Vor der neuen Lautlinger Bücherzelle, bemalt in den Stadtfarben (von links): Christine Widmann-Simon und Heike Bosch von der Stadtbücherei, "Hausmeister" Helmut Müller, Ortsvorsteherin Juliane Gärtner und Kulturamtschef Martin Roscher bei der Einweihung. Fotos: Kistner Foto: Schwarzwälder Bote

Bücherzelle: Albstadts erstes "offenes Bücherregal" steht

In Lautlingen ist seit einigen Tagen Albstadts erstes "offenes Bücherregal" zugänglich. Am Dienstag wurde die "Bücherzelle" auf dem oberen Schlossparkplatz offiziell ihrer Bestimmung übergeben.

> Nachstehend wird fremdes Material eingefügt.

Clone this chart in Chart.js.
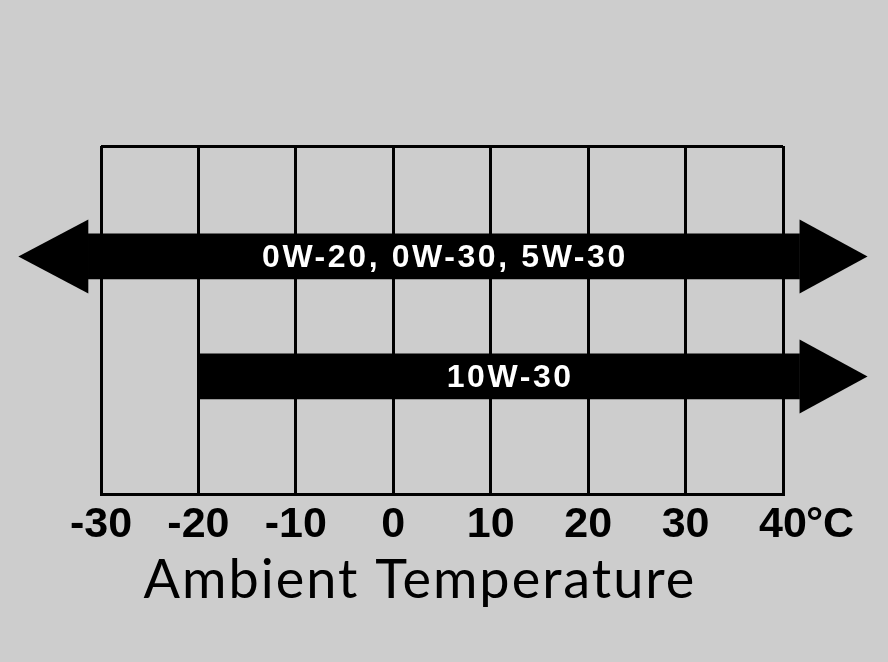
<!DOCTYPE html>
<html>
<head>
<meta charset="utf-8">
<script src="https://cdn.jsdelivr.net/npm/chart.js@4.4.1/dist/chart.umd.min.js"></script>
<style>
  html, body { margin: 0; padding: 0; background: #cdcdcd; }
  canvas { display: block; }
</style>
</head>
<body>
<canvas id="c" width="888" height="662"></canvas>
<script>
// oil grades vs ambient temperature (°C)
const grades    = ["0W-20, 0W-30, 5W-30", "10W-30"];
const rows      = [1, 2];
const rangeLow  = [-31.3, -20];
const rangeHigh = [41.7, 41.7];
const openLow   = [true, false];   // range continues below the scale
const openHigh  = [true, true];    // range continues above the scale
const labelAt   = [5.2, 11.9];
const tickVals  = [-30, -20, -10, 0, 10, 20, 30, 40];
const unit      = "°C";
const axisTitle = "Ambient Temperature";

const INK = "#000";
const TICK_FONT = "bold 43px 'Liberation Sans', Arial, sans-serif";

const arrows = {
  id: "arrows",
  afterDatasetsDraw(chart) {
    const ctx = chart.ctx, x = chart.scales.x;
    const meta = chart.getDatasetMeta(0);
    ctx.save();
    meta.data.forEach((el, i) => {
      const p = el.getProps(["x", "y", "base", "height"], true);
      const head = 37, len = 68;
      ctx.fillStyle = INK;
      if (openHigh[i]) {
        ctx.beginPath();
        ctx.moveTo(p.x, p.y - head);
        ctx.lineTo(p.x + len, p.y);
        ctx.lineTo(p.x, p.y + head);
        ctx.closePath(); ctx.fill();
      }
      if (openLow[i]) {
        ctx.beginPath();
        ctx.moveTo(p.base, p.y - head);
        ctx.lineTo(p.base - len - 2, p.y);
        ctx.lineTo(p.base, p.y + head);
        ctx.closePath(); ctx.fill();
      }
      // grade label
      ctx.fillStyle = "#fff";
      ctx.font = "bold 32px 'Liberation Sans', Arial, sans-serif";
      ctx.letterSpacing = "2.6px";
      ctx.textAlign = "center";
      ctx.textBaseline = "alphabetic";
      ctx.fillText(grades[i], x.getPixelForValue(labelAt[i]) + 1, p.y + 11);
    });
    ctx.restore();
  },
  afterDraw(chart) {
    const ctx = chart.ctx, x = chart.scales.x;
    ctx.save();
    ctx.font = TICK_FONT;
    const w = ctx.measureText(String(tickVals[tickVals.length - 1])).width;
    const px = x.getPixelForValue(tickVals[tickVals.length - 1]) + w / 2 - 1;
    ctx.fillStyle = INK;
    ctx.textAlign = "left";
    ctx.textBaseline = "alphabetic";
    ctx.fillText(unit, px, 537);
    ctx.font = "54px Lato, sans-serif";
    ctx.letterSpacing = "2px";
    ctx.textAlign = "center";
    ctx.fillText(axisTitle, 420, 598);
    ctx.restore();
  }
};

new Chart(document.getElementById("c"), {
  type: "bar",
  data: {
    labels: grades,
    datasets: [{
      data: rows.map((r, i) => ({ x: [rangeLow[i], rangeHigh[i]], y: r })),
      backgroundColor: INK,
      borderWidth: 0,
      borderSkipped: false,
      barThickness: 45,
      clip: false
    }]
  },
  options: {
    indexAxis: "y",
    responsive: false,
    animation: false,
    events: [],
    layout: { padding: { left: 101, right: 105, top: 146, bottom: 108 } },
    plugins: { legend: { display: false }, tooltip: { enabled: false } },
    scales: {
      x: {
        type: "linear", min: -30, max: 40,
        afterBuildTicks: s => { s.ticks = tickVals.map(v => ({ value: v })); },
        afterFit: s => { s.height = 60; },
        grid: { color: INK, lineWidth: 3, drawTicks: false },
        border: { color: INK, width: 3 },
        ticks: { color: INK, padding: 5, font: { family: "'Liberation Sans', Arial, sans-serif", size: 43, weight: "bold" },
                 callback: v => String(v) }
      },
      y: {
        type: "linear", reverse: true, min: 0.08, max: 2.98, offset: false,
        afterBuildTicks: s => { s.ticks = [{ value: s.min }, { value: s.max }]; },
        grid: { color: INK, lineWidth: 3, drawTicks: false, offset: false },
        border: { display: false },
        ticks: { display: false }
      }
    }
  },
  plugins: [arrows]
});
</script>
</body>
</html>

Albstadt-Lautlingen. Aus der Entfernung sieht sie aus wie eine Telefonzelle nach dem "Facelift" mit Pinsel und Lackfarbe, und genau das ist sie auch – die Idee, ein Leitfossil der Telekommunikationsgeschichte zu reaktivieren, stammt von Anton Gärtner, dem Mann der Ortsvorsteherin. Drinnen hängt natürlich kein Münzfernsprecher mit Wählscheibe mehr; vielmehr steht dort eine Regalwand mit sechs Brettern und auf diesen wiederum Bücher: Herz, Schmerz, Abenteuer, Fantasy, Belletristik mit Anspruch, natürlich Krimis und dazwischen – auf Englisch – Oscar Wildes "The Picture of Dorian Gray".

Zwei Regale sind für Kinder und Jugend reserviert – erste Küsse neben Kirsten Boie, Pippi Langstrumpf und dem Dschungelbuch –; ganz oben findet man die Ratgeber- und Sachbuchliteratur.

Eine Bibliothek auf anderthalb Quadratmetern Grundfläche; die Bücher stammen teilweise aus den Beständen der Stadtbücherei, vor allem aber von Privatleuten. Die Auswahl kann sich schnell ändern: Hoher Durchlauf ist der Leitgedanke des "offenen Bücherregals". Jeder darf bringen und mitnehmen, was ihm gefällt; er darf es, wenn es ihm sehr gut gefällt, auch behalten und muss keine Gegenleistung erbringen. Nur ein paar Anstandsregeln sind zu beachten: Wenigstens ein Buch muss stehen bleiben; wenn die Regale voll sind, wird nicht gestapelt, zweireihig gestellt oder gar der Fußboden zugeparkt, und professionelle Flohmarktbeschicker haben in der Bücherzelle nichts verloren. Die Hausordnung hängt an der Tür; wer lesen kann, der lese.

Das "offene Bücherregal" ist natürlich nicht das erste im Land: Es gibt schon viele – aber in Albstadt eben noch nicht. Auch die Lautlinger Ortschaftsräte standen, wie Ortsvorsteherin Juliane Gärtner bei der Einweihung berichtete, dem Projekt anfangs skeptisch gegenüber, befürchteten, böse Buben könnten Schindluder mit dem Bildungsgut treiben, und waren erst bereit, 20 000 Euro aus den Eigenverfügungsmitteln der Ortschaft zu investieren, nachdem sich mit Helmut und Sabine Müller zwei "Hausmeister" für die Bücherzelle gefunden hatten, die nach dem Rechten sehen und Ordnung halten. Die ist in der Tat mustergültig und das Angebot wie aus dem Ei gepellt – nicht zuletzt deshalb, weil Helmut Müller aussortiert, was zerfleddert ist und eher ins Altpapier als ins Regal gehört.

Mittlerweile gibt es auch in anderen Stadtteilen Pläne für ein "offenes Bücherregal" – nächste Anwärter sind dem Vernehmen nach die Truchtelfinger. Wenn sie auch eine ausgediente Telefonzelle wollen, müssen sie sich allerdings beeilen. Heike Bosch von der Stadtbücherei Albstadt, auf deren Initiative das Projekt zurückgeht, hat das Lautlinger Modell in Michendorf bei Berlin aufgetrieben, wo die Telekom ihre "Antiquitäten" lagert – und Glück gehabt, dass sie noch zum Zuge kam: "Die Nachfrage nach den Dingern ist riesengroß – die gelben sind schon alle weg; es gibt nur noch Magenta."